# [Data shown]

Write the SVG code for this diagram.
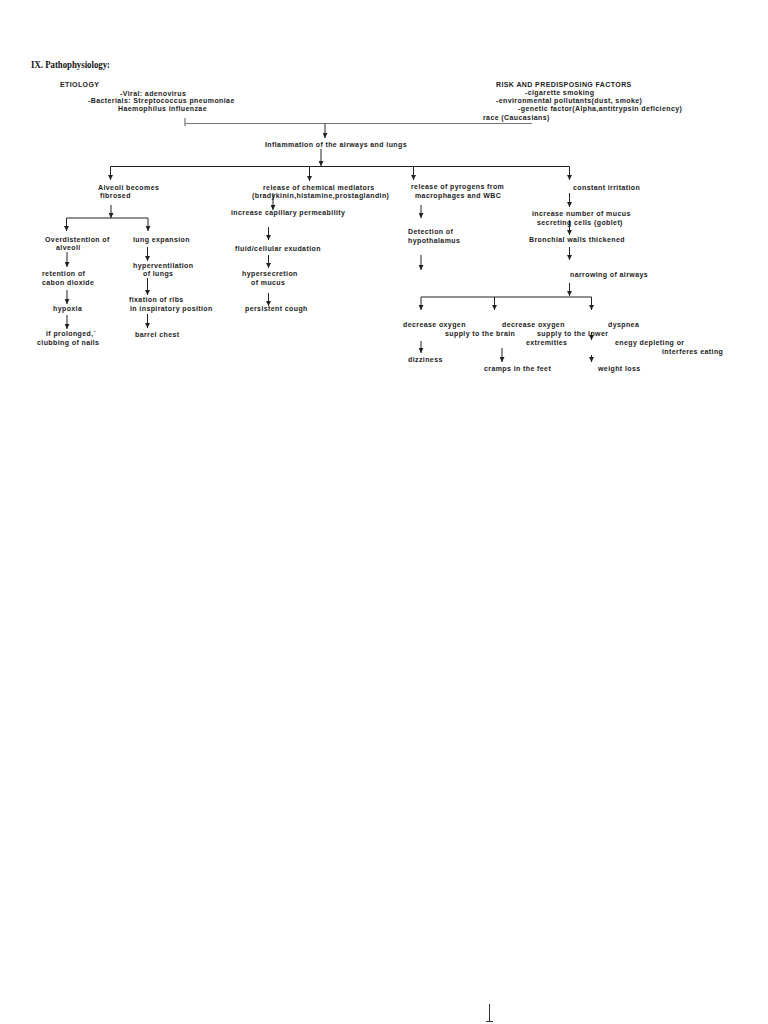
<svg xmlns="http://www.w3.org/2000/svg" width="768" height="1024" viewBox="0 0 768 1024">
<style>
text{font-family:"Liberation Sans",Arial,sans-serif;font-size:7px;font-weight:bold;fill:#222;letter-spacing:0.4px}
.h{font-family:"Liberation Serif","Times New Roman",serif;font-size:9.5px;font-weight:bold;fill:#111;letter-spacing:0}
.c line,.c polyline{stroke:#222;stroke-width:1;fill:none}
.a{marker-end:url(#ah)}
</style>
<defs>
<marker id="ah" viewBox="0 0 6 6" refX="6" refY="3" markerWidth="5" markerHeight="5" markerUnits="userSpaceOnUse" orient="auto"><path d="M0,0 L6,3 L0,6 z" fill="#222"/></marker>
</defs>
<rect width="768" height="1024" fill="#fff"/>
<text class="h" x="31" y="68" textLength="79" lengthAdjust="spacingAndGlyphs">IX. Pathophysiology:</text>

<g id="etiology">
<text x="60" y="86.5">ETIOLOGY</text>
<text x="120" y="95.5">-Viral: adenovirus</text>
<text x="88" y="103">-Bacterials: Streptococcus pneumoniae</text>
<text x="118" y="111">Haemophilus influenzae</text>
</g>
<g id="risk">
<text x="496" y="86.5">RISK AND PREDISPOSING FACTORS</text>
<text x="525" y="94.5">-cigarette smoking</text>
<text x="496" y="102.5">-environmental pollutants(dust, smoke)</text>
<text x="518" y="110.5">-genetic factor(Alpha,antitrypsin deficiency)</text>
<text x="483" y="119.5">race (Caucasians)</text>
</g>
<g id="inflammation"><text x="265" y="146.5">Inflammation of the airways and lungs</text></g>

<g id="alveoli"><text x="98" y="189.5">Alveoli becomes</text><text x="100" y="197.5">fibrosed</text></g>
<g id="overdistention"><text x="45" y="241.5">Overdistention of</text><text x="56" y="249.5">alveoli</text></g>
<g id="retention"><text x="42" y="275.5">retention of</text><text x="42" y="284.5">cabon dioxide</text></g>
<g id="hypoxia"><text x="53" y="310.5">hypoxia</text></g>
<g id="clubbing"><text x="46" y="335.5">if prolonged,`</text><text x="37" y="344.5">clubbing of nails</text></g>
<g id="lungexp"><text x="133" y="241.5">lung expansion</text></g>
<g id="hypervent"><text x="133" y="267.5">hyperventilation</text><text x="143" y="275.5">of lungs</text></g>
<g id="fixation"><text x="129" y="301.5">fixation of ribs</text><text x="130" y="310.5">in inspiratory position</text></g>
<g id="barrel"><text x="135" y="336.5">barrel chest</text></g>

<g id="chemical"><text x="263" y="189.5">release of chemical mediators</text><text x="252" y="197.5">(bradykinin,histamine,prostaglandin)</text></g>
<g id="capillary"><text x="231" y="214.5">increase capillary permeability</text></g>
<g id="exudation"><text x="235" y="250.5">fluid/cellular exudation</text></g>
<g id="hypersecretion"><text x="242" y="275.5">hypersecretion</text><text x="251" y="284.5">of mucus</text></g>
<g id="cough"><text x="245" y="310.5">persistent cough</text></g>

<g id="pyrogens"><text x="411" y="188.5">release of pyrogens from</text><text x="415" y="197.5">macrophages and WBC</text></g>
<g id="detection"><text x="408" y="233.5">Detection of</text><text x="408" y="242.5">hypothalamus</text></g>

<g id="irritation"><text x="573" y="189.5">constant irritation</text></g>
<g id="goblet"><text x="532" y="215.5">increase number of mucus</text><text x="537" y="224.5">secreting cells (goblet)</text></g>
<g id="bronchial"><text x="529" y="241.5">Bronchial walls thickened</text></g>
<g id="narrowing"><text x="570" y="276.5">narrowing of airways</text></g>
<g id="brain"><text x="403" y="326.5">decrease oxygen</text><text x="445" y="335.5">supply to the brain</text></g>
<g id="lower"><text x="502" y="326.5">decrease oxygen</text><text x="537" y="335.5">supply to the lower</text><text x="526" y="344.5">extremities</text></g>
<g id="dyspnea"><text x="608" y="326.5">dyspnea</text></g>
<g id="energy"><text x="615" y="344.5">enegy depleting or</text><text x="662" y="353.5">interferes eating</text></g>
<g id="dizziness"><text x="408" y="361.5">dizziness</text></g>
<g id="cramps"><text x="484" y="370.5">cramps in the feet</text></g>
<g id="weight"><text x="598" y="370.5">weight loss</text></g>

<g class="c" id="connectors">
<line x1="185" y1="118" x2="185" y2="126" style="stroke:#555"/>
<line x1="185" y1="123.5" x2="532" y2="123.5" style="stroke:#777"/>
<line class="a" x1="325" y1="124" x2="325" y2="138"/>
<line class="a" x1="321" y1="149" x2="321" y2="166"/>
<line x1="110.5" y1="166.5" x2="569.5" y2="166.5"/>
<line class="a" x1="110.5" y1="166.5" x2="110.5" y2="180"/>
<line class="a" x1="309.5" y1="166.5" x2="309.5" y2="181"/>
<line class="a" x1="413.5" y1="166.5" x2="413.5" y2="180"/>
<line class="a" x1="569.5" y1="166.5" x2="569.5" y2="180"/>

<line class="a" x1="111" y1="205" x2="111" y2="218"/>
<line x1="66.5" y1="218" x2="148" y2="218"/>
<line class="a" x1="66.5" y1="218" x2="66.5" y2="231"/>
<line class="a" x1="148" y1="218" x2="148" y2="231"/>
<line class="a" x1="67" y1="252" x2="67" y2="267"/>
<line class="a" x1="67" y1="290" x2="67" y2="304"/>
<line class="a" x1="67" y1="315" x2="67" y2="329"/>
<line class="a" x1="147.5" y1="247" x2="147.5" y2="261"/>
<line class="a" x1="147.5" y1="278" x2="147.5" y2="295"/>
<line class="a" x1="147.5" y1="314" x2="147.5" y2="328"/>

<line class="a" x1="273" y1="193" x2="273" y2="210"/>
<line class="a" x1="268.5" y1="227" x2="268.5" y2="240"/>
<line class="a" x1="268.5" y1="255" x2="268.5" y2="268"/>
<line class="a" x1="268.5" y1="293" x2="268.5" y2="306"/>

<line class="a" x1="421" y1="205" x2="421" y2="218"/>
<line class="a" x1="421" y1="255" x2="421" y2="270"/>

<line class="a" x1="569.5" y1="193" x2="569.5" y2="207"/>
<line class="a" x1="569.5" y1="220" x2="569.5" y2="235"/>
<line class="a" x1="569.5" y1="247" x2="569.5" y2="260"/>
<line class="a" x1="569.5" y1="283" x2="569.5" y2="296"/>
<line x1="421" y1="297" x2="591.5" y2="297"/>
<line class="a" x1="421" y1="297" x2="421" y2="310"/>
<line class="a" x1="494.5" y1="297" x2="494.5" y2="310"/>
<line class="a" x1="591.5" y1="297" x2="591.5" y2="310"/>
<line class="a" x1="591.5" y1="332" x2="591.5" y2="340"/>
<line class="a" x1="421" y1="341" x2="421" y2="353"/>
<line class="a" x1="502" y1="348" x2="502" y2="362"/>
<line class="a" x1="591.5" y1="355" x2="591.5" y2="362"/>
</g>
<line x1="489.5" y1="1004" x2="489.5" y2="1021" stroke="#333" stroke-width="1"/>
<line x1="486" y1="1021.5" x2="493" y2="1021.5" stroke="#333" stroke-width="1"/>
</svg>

# [The request]
Reproduce the full listing faithfully, but do not carry over any pictures.

# [Result for this exercise]
Write the SVG code for this diagram.
<svg xmlns="http://www.w3.org/2000/svg" width="768" height="1024" viewBox="0 0 768 1024">
<style>
text{font-family:"Liberation Sans",Arial,sans-serif;font-size:7px;font-weight:bold;fill:#222;letter-spacing:0.4px}
.h{font-family:"Liberation Serif","Times New Roman",serif;font-size:9.5px;font-weight:bold;fill:#111;letter-spacing:0}
.c line,.c polyline{stroke:#222;stroke-width:1;fill:none}
.a{marker-end:url(#ah)}
</style>
<defs>
<marker id="ah" viewBox="0 0 6 6" refX="6" refY="3" markerWidth="5" markerHeight="5" markerUnits="userSpaceOnUse" orient="auto"><path d="M0,0 L6,3 L0,6 z" fill="#222"/></marker>
</defs>
<rect width="768" height="1024" fill="#fff"/>
<text class="h" x="31" y="68" textLength="79" lengthAdjust="spacingAndGlyphs">IX. Pathophysiology:</text>

<g id="etiology">
<text x="60" y="86.5">ETIOLOGY</text>
<text x="120" y="95.5">-Viral: adenovirus</text>
<text x="88" y="103">-Bacterials: Streptococcus pneumoniae</text>
<text x="118" y="111">Haemophilus influenzae</text>
</g>
<g id="risk">
<text x="496" y="86.5">RISK AND PREDISPOSING FACTORS</text>
<text x="525" y="94.5">-cigarette smoking</text>
<text x="496" y="102.5">-environmental pollutants(dust, smoke)</text>
<text x="518" y="110.5">-genetic factor(Alpha,antitrypsin deficiency)</text>
<text x="483" y="119.5">race (Caucasians)</text>
</g>
<g id="inflammation"><text x="265" y="146.5">Inflammation of the airways and lungs</text></g>

<g id="alveoli"><text x="98" y="189.5">Alveoli becomes</text><text x="100" y="197.5">fibrosed</text></g>
<g id="overdistention"><text x="45" y="241.5">Overdistention of</text><text x="56" y="249.5">alveoli</text></g>
<g id="retention"><text x="42" y="275.5">retention of</text><text x="42" y="284.5">cabon dioxide</text></g>
<g id="hypoxia"><text x="53" y="310.5">hypoxia</text></g>
<g id="clubbing"><text x="46" y="335.5">if prolonged,`</text><text x="37" y="344.5">clubbing of nails</text></g>
<g id="lungexp"><text x="133" y="241.5">lung expansion</text></g>
<g id="hypervent"><text x="133" y="267.5">hyperventilation</text><text x="143" y="275.5">of lungs</text></g>
<g id="fixation"><text x="129" y="301.5">fixation of ribs</text><text x="130" y="310.5">in inspiratory position</text></g>
<g id="barrel"><text x="135" y="336.5">barrel chest</text></g>

<g id="chemical"><text x="263" y="189.5">release of chemical mediators</text><text x="252" y="197.5">(bradykinin,histamine,prostaglandin)</text></g>
<g id="capillary"><text x="231" y="214.5">increase capillary permeability</text></g>
<g id="exudation"><text x="235" y="250.5">fluid/cellular exudation</text></g>
<g id="hypersecretion"><text x="242" y="275.5">hypersecretion</text><text x="251" y="284.5">of mucus</text></g>
<g id="cough"><text x="245" y="310.5">persistent cough</text></g>

<g id="pyrogens"><text x="411" y="188.5">release of pyrogens from</text><text x="415" y="197.5">macrophages and WBC</text></g>
<g id="detection"><text x="408" y="233.5">Detection of</text><text x="408" y="242.5">hypothalamus</text></g>

<g id="irritation"><text x="573" y="189.5">constant irritation</text></g>
<g id="goblet"><text x="532" y="215.5">increase number of mucus</text><text x="537" y="224.5">secreting cells (goblet)</text></g>
<g id="bronchial"><text x="529" y="241.5">Bronchial walls thickened</text></g>
<g id="narrowing"><text x="570" y="276.5">narrowing of airways</text></g>
<g id="brain"><text x="403" y="326.5">decrease oxygen</text><text x="445" y="335.5">supply to the brain</text></g>
<g id="lower"><text x="502" y="326.5">decrease oxygen</text><text x="537" y="335.5">supply to the lower</text><text x="526" y="344.5">extremities</text></g>
<g id="dyspnea"><text x="608" y="326.5">dyspnea</text></g>
<g id="energy"><text x="615" y="344.5">enegy depleting or</text><text x="662" y="353.5">interferes eating</text></g>
<g id="dizziness"><text x="408" y="361.5">dizziness</text></g>
<g id="cramps"><text x="484" y="370.5">cramps in the feet</text></g>
<g id="weight"><text x="598" y="370.5">weight loss</text></g>

<g class="c" id="connectors">
<line x1="185" y1="118" x2="185" y2="126" style="stroke:#555"/>
<line x1="185" y1="123.5" x2="532" y2="123.5" style="stroke:#777"/>
<line class="a" x1="325" y1="124" x2="325" y2="138"/>
<line class="a" x1="321" y1="149" x2="321" y2="166"/>
<line x1="110.5" y1="166.5" x2="569.5" y2="166.5"/>
<line class="a" x1="110.5" y1="166.5" x2="110.5" y2="180"/>
<line class="a" x1="309.5" y1="166.5" x2="309.5" y2="181"/>
<line class="a" x1="413.5" y1="166.5" x2="413.5" y2="180"/>
<line class="a" x1="569.5" y1="166.5" x2="569.5" y2="180"/>

<line class="a" x1="111" y1="205" x2="111" y2="218"/>
<line x1="66.5" y1="218" x2="148" y2="218"/>
<line class="a" x1="66.5" y1="218" x2="66.5" y2="231"/>
<line class="a" x1="148" y1="218" x2="148" y2="231"/>
<line class="a" x1="67" y1="252" x2="67" y2="267"/>
<line class="a" x1="67" y1="290" x2="67" y2="304"/>
<line class="a" x1="67" y1="315" x2="67" y2="329"/>
<line class="a" x1="147.5" y1="247" x2="147.5" y2="261"/>
<line class="a" x1="147.5" y1="278" x2="147.5" y2="295"/>
<line class="a" x1="147.5" y1="314" x2="147.5" y2="328"/>

<line class="a" x1="273" y1="193" x2="273" y2="210"/>
<line class="a" x1="268.5" y1="227" x2="268.5" y2="240"/>
<line class="a" x1="268.5" y1="255" x2="268.5" y2="268"/>
<line class="a" x1="268.5" y1="293" x2="268.5" y2="306"/>

<line class="a" x1="421" y1="205" x2="421" y2="218"/>
<line class="a" x1="421" y1="255" x2="421" y2="270"/>

<line class="a" x1="569.5" y1="193" x2="569.5" y2="207"/>
<line class="a" x1="569.5" y1="220" x2="569.5" y2="235"/>
<line class="a" x1="569.5" y1="247" x2="569.5" y2="260"/>
<line class="a" x1="569.5" y1="283" x2="569.5" y2="296"/>
<line x1="421" y1="297" x2="591.5" y2="297"/>
<line class="a" x1="421" y1="297" x2="421" y2="310"/>
<line class="a" x1="494.5" y1="297" x2="494.5" y2="310"/>
<line class="a" x1="591.5" y1="297" x2="591.5" y2="310"/>
<line class="a" x1="591.5" y1="332" x2="591.5" y2="340"/>
<line class="a" x1="421" y1="341" x2="421" y2="353"/>
<line class="a" x1="502" y1="348" x2="502" y2="362"/>
<line class="a" x1="591.5" y1="355" x2="591.5" y2="362"/>
</g>
<line x1="489.5" y1="1004" x2="489.5" y2="1021" stroke="#333" stroke-width="1"/>
<line x1="486" y1="1021.5" x2="493" y2="1021.5" stroke="#333" stroke-width="1"/>
</svg>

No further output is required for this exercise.